The common school movement was not without its conflicts. Whigs (formerly Federalists), including Horace Mann, sought to establish state systems of schooling in order to create standardization and uniformity in curricula, classroom equipment, school organization, and professional credentialing of teachers across state schools. Democrats, however, often supported public schooling but feared centralized government, thus opposing the centralization of local schools under the common school movement. The battle between Whigs and Democrats during the nineteenth century represents one of the initial conflicts related to public schooling.

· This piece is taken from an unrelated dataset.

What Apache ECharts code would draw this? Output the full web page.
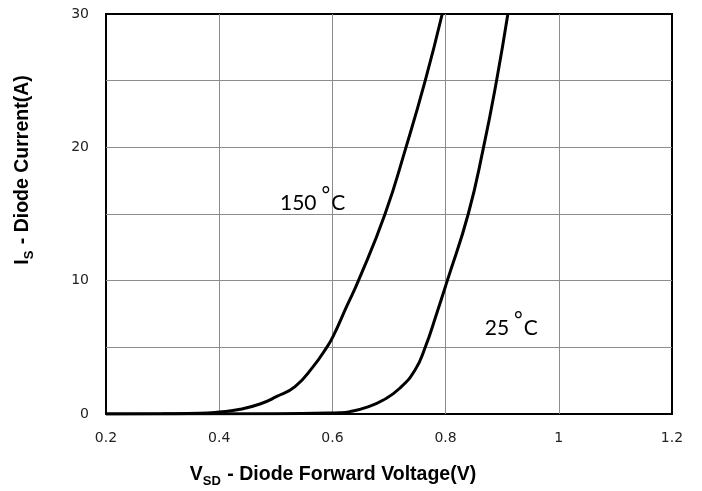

Another important conflict related to the common school movement was the clash between urban Protestants and Catholics. Typically from Protestant backgrounds, common school reformers continued to use the Bible as a common text in classrooms without considering the potential conflict this could generate in diverse communities. Horace Mann advocated using only generalized Scripture in order to prevent offending different sects. However, what appeared to Protestants as a generalization of Christian text was actually very insulting to Catholic immigrants, who were becoming the second largest group of city dwellers at the time. Protestants realized that it was best to reduce the religious content in the common school curriculum, but unhappy Catholic leaders created their own private parochial schools. This conflict generated a greater theoretical acceptance of the separation of church and state doctrine in publicly-funded common schools, though in practice, common schooling continued to infuse Protestant biases for over a century.